SFrame is basically just an event loop, which you might know from your MakeClass exercises. SFrame, however, is much smarter and allows you to write a much cleaner and modular analysis. As mentioned before, SFrame also has PROOF capabilities. You can find out more on the SFrame-PROOF page.

In general, your analysis can consist of several cycles. You might, for instance, run a basic selection that will not change for the rest of your analysis on all available datasets. Currently, we don't use this in our analyses, but the examples in SFrame/user will show you an example use case. Your analysis cycle consists of the following building blocks (more details):

If you paid attention while reading through the different function, you might wonder about the luminosity calculation. We will come back to that later.

Creating your own package

Now let's start doing some work. Go back to your analysis directory and type the following:

sframe_new_package.sh MyTestPackage

This will create a new directory MyTestPackage and put some basic files such as a MakeFile into it. The package would already compile now, but wouldn't do anything.

Creating your own cycle

To have something runnable, you need to create a cycle.

cd MyTestPackage
sframe_create_cycle.py -n MyTestAnalysis

See if it compiles:

make

Fiddling around with xml settings

Unfortunately, your cycle doesn't run out-of-the-box. You need to put this JobConfig.dtd file into the config dir of your package (by copying SFrame/usr/config/JobConfig.dtd to the config directory of your package) and add the following line after the first line of the MyTestAnalysis_config.xml so that SFrame/the xml parser knows how to treat the tags (don't worry about the details).

<?xml version="1.0" encoding="UTF-8"?>
<!DOCTYPE JobConfiguration PUBLIC "" "JobConfig.dtd" []>
<JobConfiguration JobName="MyTestAnalysisJob" OutputLevel="INFO">

We will now step by step get our package running which will help you later with debugging, when you're alone in your office. Let's try to run again:

cd config
sframe_main MyTestAnalysis_config.xml

SFrame now complains that element In doesn't contain attribute lumi. This is due to the fact that each input file in SFrame has an associated luminosity. How that is obtained will be shown later. For now, change the following line

                        <In FileName="YourInputFileComesHere"/>

to

                        <In FileName="/afs/ifh.de/group/atlas/scratch/topdata/16.0.3.3.3-Production-TauFix/user.clange.STop160333.mc10_7TeV.105200.T1_McAtNlo_Jimmy.merge.AOD.e598_s933_s946_r1831_r1700.20110204.110204151127/user.clange.003195.SingleTop._00001.root" Lumi="1.0"/>

Now we have an input file defined. Try to run again. For now we set the lumi to 1.0.

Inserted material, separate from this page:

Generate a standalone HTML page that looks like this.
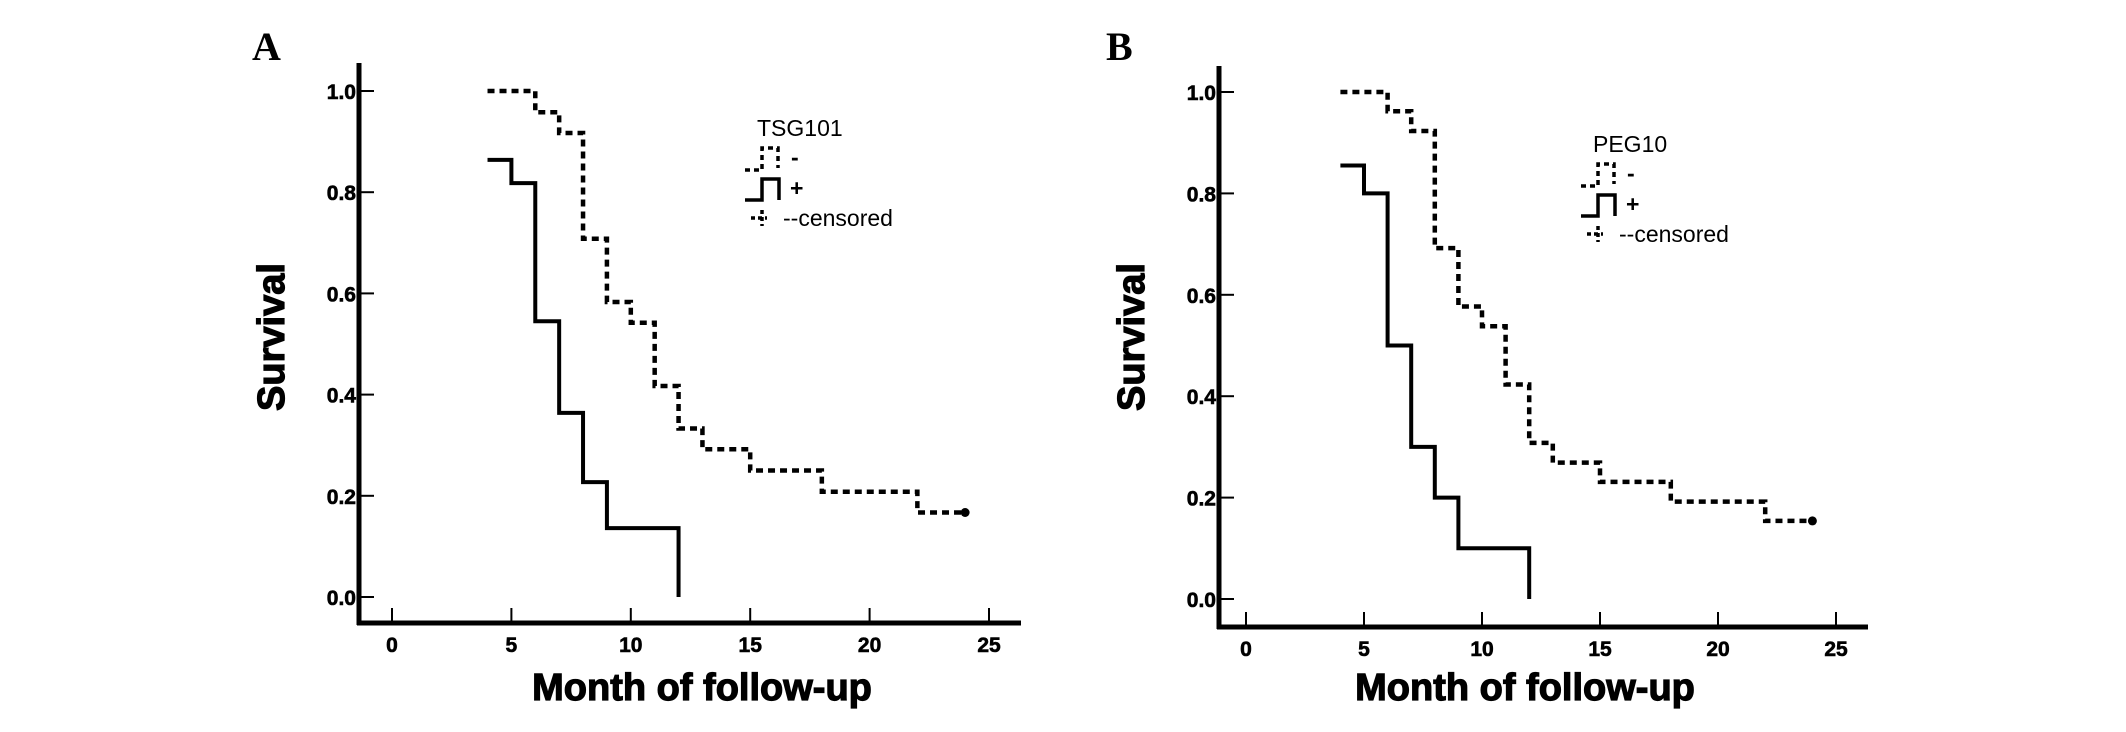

You get an error that the library isn't found. In your configuration you can include external libraries and have to make them known in the xml file. The same thing applies to the package itself. You need to make it known to the cycle. Adjust the xml file the following way:

        <Library Name="libMyTestPackage"/>

And as we don't have any user configuration set up so far comment the UserConfig.

<!--            <UserConfig>
                        <Item Name="NameOfUserProperty" Value="ValueOfUserProperty"/>
                </UserConfig> -->

Now we should be at a stage where already a lot of things are working. Next thing SFrame complains about is that it doesn't have an input TTree name. SFrame needs to know about every InputTree you're using in your cycle. In the InputData section add the following line:

                        <InputTree Name="RecoTree" />

Now start running again and here we go: We have our first running Cycle!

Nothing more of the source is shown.